Video surveillance, taken from outside a nearby business, shows two men standing on the sidewalk south of where Felix pulled his car over. Their eyewitness testimony does not appear in the report, something Seinfeld said is needed.   

“I don't see what effort, if any, was made to locate them and speak to them,” the attorney said. “It would be really nice to have a non-police officer witness describing what it was they saw from the sidewalk at the time of shooting.”

The only civilian witness account included in the report came from a man sitting in a parked car nearby. Though he couldn’t see the incident, he told the AG that he heard tires screeching before he heard any gunshots fired, the report reads. 

Civilian accounts weren’t the only thing missing in the report. The officers involved in the shooting were not wearing body cameras to capture the incident. James recommended the department utilize the camera program in her report. 

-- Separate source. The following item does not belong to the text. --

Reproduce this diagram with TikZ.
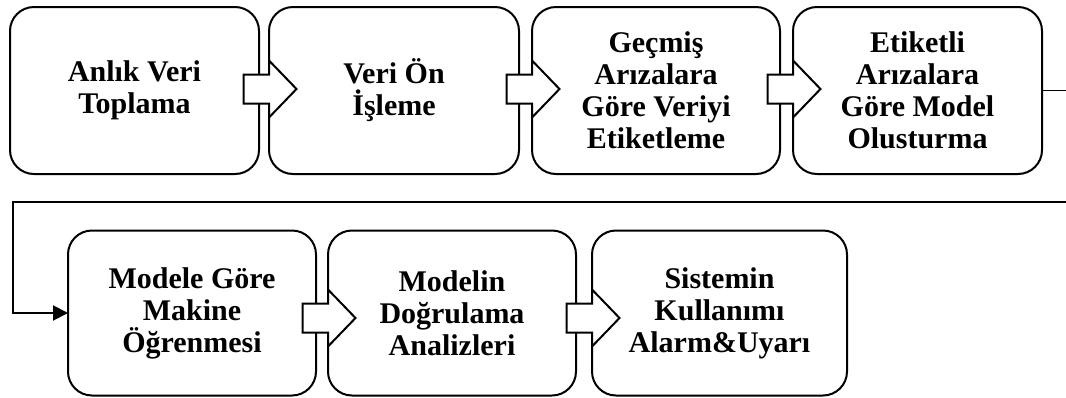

“A surveillance camera located at the scene of this incident, fortuitously captured much of what transpired during the incident,” James said. “If those cameras had not been present, there would have been no way to independently establish the actions taken by Mr. Felix or the involved police officers, because the NCPD does not currently employ a body-worn camera (“BWC”) or dashboard camera (“DBC”) program.”

“The OAG previously recommended that the NCPD adopt a BWC program, and we take this opportunity to do so again,” she added. “Additionally, equipping NCPD vehicles with DBCs would provide an even greater level of transparency and we recommend this as well.”

Despite the attorney general’s decision not to pursue criminal charges against the officers, Seinfeld said he would press forward with a civil suit against the NCPD. 

“I expect we’ll find out that the police officers used excessive or unnecessary force,” Seinfeld said. “Police don't have the right to execute.”